Abstract:
In order to investigate the influence of the inclination angle of soft rocks on the evolution process of composite rock mass rupture, this paper conducted uniaxial compression experiments on composite rock masses with different inclination angles of soft rock. Digital speckle and acoustic emission methods were used as observation tools to explore the combined effects of different soft rock dip angles. The fracture evolution process of the rock mass was analyzed, and the change in mechanical properties of the composite rock mass with angle was studied. The fracture mode of the soft and hard composite rock mass with different inclination angles was obtained. The results show that the deformation and failure of the composite rock mass is a dynamic evolution process in which damage occurs inside the rock mass, with cracks appearing around the soft rock, and extend along and around the soft rock layer, eventually penetrating through the fracture. The deformation and failure process of the combined rock mass is manifested in four stages: original fissure compaction, elastic deformation, plastic deformation and failure. With an increase of the inclination angle of soft rocks, the compaction stage of the rock mass gradually increased, and the elastic modulus gradually decreased.
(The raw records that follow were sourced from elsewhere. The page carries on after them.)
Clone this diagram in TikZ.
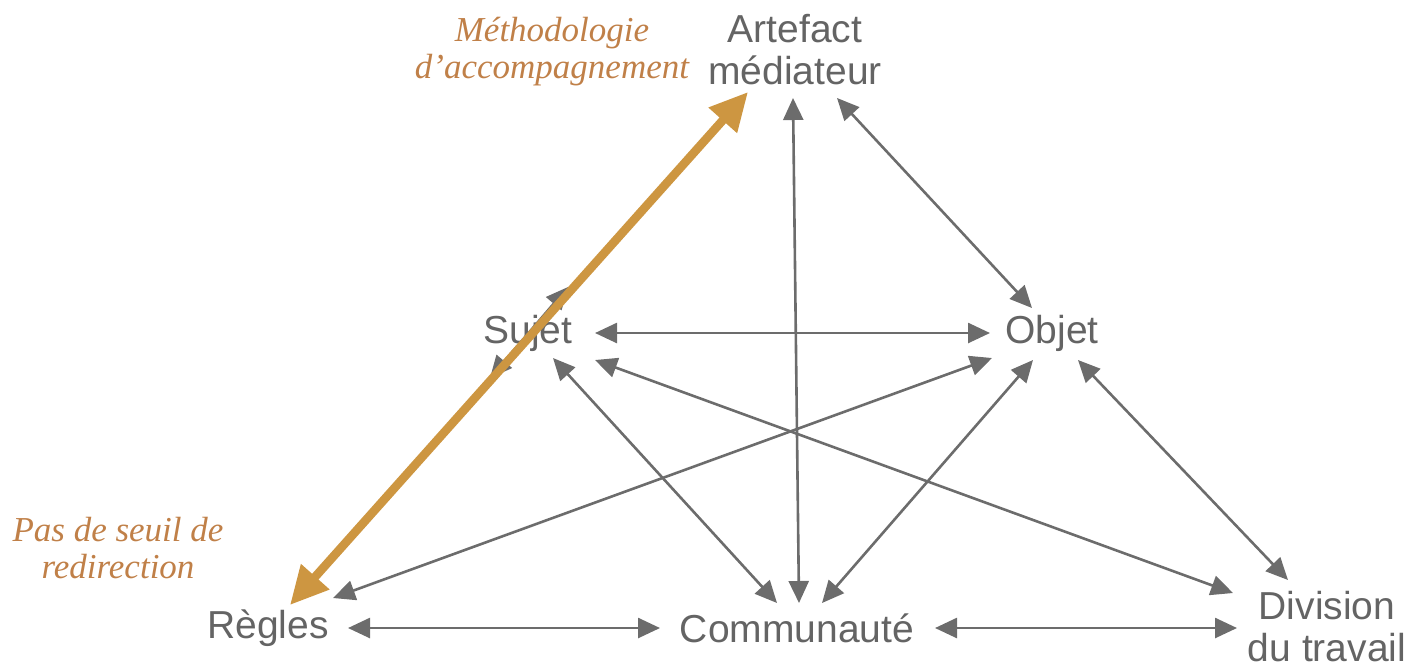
\documentclass[tikz,border=0pt]{standalone}
\usepackage{fontspec}
\setmainfont{Liberation Sans}
\newfontfamily\orfont{Liberation Serif}
\usetikzlibrary{arrows.meta,calc}
\definecolor{graytxt}{RGB}{100,100,100}
\definecolor{grayln}{RGB}{108,108,108}
\definecolor{ortxt}{RGB}{192,128,72}
\definecolor{orarr}{RGB}{205,150,65}
\tikzset{
  lab/.style={text=graytxt, font=\fontsize{19.5}{21}\selectfont, align=center, inner sep=0pt},
  olab/.style={text=ortxt, font=\orfont\itshape\fontsize{17.5}{18.5}\selectfont, align=center, inner sep=0pt},
  garr/.style={draw=grayln, line width=1.3pt, {Triangle[length=11pt,width=10pt]}-{Triangle[length=11pt,width=10pt]}},
  oarr/.style={draw=orarr, line width=4.3pt, {Triangle[length=19pt,width=18pt]}-{Triangle[length=19pt,width=18pt]}}
}
\begin{document}
\begin{tikzpicture}[x=0.5pt,y=-0.5pt]
\useasboundingbox (0,0) rectangle (1416,671);
\node[lab] (art) at (795,50) {Artefact\\médiateur};
\node[lab] (suj) at (528,333) {Sujet};
\node[lab] (obj) at (1052,333) {Objet};
\node[lab] (reg) at (268,628) {Règles};
\node[lab] (com) at (797,628) {Communauté};
\node[lab] (div) at (1327,627) {Division\\du travail};
\node[olab] (meth) at (552,52) {Méthodologie\\d’accompagnement};
\node[olab] (pas) at (118,548) {Pas de seuil de\\redirection};

\draw[garr] ($(art)+(-2,48)$) -- ($(com)+(2,-25)$);
\draw[garr] ($(art)+(42,48)$) -- ($(obj)+(-20,-25)$);
\draw[garr] ($(suj)+(67,0)$) -- ($(obj)+(-62,0)$);
\draw[garr] ($(suj)+(25,25)$) -- ($(com)+(-20,-25)$);
\draw[garr] ($(suj)+(67,27)$) -- ($(div)+(-94,-34)$);
\draw[garr] ($(reg)+(65,-30)$) -- ($(obj)+(-60,25)$);
\draw[garr] ($(com)+(25,-25)$) -- ($(obj)+(-19,27)$);
\draw[garr] ($(obj)+(26,27)$) -- ($(div)+(-39,-47)$);
\draw[garr] ($(reg)+(80,0)$) -- ($(com)+(-137,0)$);
\draw[garr] ($(com)+(138,0)$) -- ($(div)+(-90,1)$);
\draw[garr] ($(suj)+(-38,45)$) -- ($(suj)+(40,-46)$);
\draw[oarr] ($(reg)+(22,-23)$) -- ($(art)+(-47,42)$);
\end{tikzpicture}
\end{document}
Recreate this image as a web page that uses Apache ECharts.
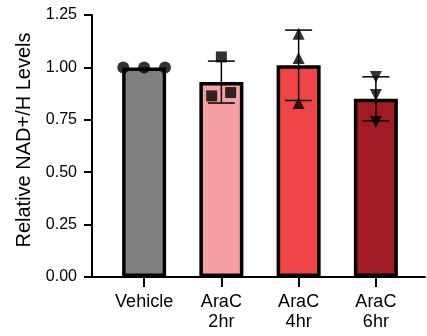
<!DOCTYPE html>
<html>
<head>
<meta charset="utf-8">
<script src="https://cdn.jsdelivr.net/npm/echarts@6/dist/echarts.min.js"></script>
<style>html,body{margin:0;padding:0;background:#fff}#c{width:427px;height:336px}</style>
</head>
<body>
<div id="c"></div>
<script>
const categories = ['Vehicle', 'AraC\n2hr', 'AraC\n4hr', 'AraC\n6hr'];
const means = [1.00, 0.93, 1.01, 0.85];
const sds = [0, 0.10, 0.168, 0.105];
const barColors = ['#808080', '#F5A0A3', '#F04547', '#A01B23'];
const yTicks = [0, 0.25, 0.5, 0.75, 1.0, 1.25];
const vehiclePts = [[-0.27, 1.0], [0, 1.0], [0.27, 1.0]];
const h2Pts = [[1, 1.05], [0.875, 0.864], [1.12, 0.88]];
const h4Pts = [[2, 1.16], [2, 1.045], [2, 0.83]];
const h6Pts = [[3, 0.954], [3, 0.868], [3, 0.74]];

const FONT = 'Liberation Sans, Arial, sans-serif';
const chart = echarts.init(document.getElementById('c'), null, {renderer: 'canvas'});

const errData = means.map((m, i) => [i, m, sds[i]]);

chart.setOption({
  animation: false,
  grid: [
    {left: 105.5, width: 309, top: 15, bottom: 59},
    {left: 92, right: 2, top: 15, bottom: 59}
  ],
  xAxis: [
    {
      type: 'category', gridIndex: 0, data: categories,
      axisLine: {show: false},
      axisTick: {show: true, alignWithLabel: true, length: 10, lineStyle: {color: '#000', width: 2}},
      axisLabel: {color: '#000', fontSize: 18, fontFamily: FONT, margin: 15, lineHeight: 20}
    },
    {
      type: 'value', gridIndex: 1, min: 0, max: 1,
      axisLine: {show: true, onZero: false, lineStyle: {color: '#000', width: 2}},
      axisTick: {show: false}, axisLabel: {show: false}, splitLine: {show: false}
    },
    {
      type: 'value', gridIndex: 0, min: -0.5, max: 3.5, show: false
    }
  ],
  yAxis: [
    {type: 'value', gridIndex: 0, min: 0, max: 1.25, show: false, splitLine: {show: false}},
    {
      type: 'value', gridIndex: 1, min: 0, max: 1.25, interval: 0.25,
      name: 'Relative NAD+/H Levels', nameLocation: 'middle', nameGap: 55,
      nameTextStyle: {color: '#000', fontSize: 20, fontFamily: FONT, padding: [0, 0, 0, 12]},
      axisLine: {show: true, lineStyle: {color: '#000', width: 2}},
      axisTick: {show: true, length: 8, lineStyle: {color: '#000', width: 2}},
      axisLabel: {color: '#000', fontSize: 16, fontFamily: FONT, margin: 15,
        formatter: v => v.toFixed(2)},
      splitLine: {show: false}
    }
  ],
  series: [
    {
      type: 'bar', xAxisIndex: 0, yAxisIndex: 0, barWidth: 44,
      data: means.map((m, i) => ({value: m, itemStyle: {color: barColors[i]}})),
      itemStyle: {borderColor: '#000', borderWidth: 3.5},
      z: 2
    },
    {
      type: 'custom', xAxisIndex: 2, yAxisIndex: 0, z: 3,
      data: errData,
      renderItem: function (params, api) {
        const x = api.value(0), m = api.value(1), s = api.value(2);
        if (s <= 0) return null;
        const top = api.coord([x, m + s]);
        const bot = api.coord([x, m - s]);
        const hw = 13.5;
        const style = {stroke: '#000', lineWidth: 1.5};
        return {
          type: 'group',
          children: [
            {type: 'line', shape: {x1: top[0], y1: top[1], x2: bot[0], y2: bot[1]}, style: style},
            {type: 'line', shape: {x1: top[0] - hw, y1: top[1], x2: top[0] + hw, y2: top[1]}, style: style},
            {type: 'line', shape: {x1: bot[0] - hw, y1: bot[1], x2: bot[0] + hw, y2: bot[1]}, style: style}
          ]
        };
      }
    },
    {type: 'scatter', xAxisIndex: 2, yAxisIndex: 0, z: 4, symbol: 'circle', symbolSize: 12,
      itemStyle: {color: '#000'}, data: vehiclePts},
    {type: 'scatter', xAxisIndex: 2, yAxisIndex: 0, z: 4, symbol: 'rect', symbolSize: 11,
      itemStyle: {color: '#000'}, data: h2Pts},
    {type: 'scatter', xAxisIndex: 2, yAxisIndex: 0, z: 4, symbol: 'triangle', symbolSize: 12,
      itemStyle: {color: '#000'}, data: h4Pts},
    {type: 'scatter', xAxisIndex: 2, yAxisIndex: 0, z: 4, symbol: 'triangle', symbolSize: 12, symbolRotate: 180,
      itemStyle: {color: '#000'}, data: h6Pts}
  ]
});
</script>
</body>
</html>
When the inclination angle of soft rock is
θ=0° or 15°, the rock mass rupture appears as a combination of soft and hard rock mass failure. When the inclination angle of soft rock is
θ=30° or 45°, the rock mass failure mainly occurs in the soft rock area, and the form of rock mass changes from shear failure penetrating the soft rock layer to sliding shear failure along the soft rock layer. The greater the inclination angle of the soft rock layer, the more likely the rock mass is to undergo unstable failure. This study provides a reference for the long-term stability analysis of rock mass engineering containing soft and hard composites and the mechanical behavior of complex layered composite rock mass.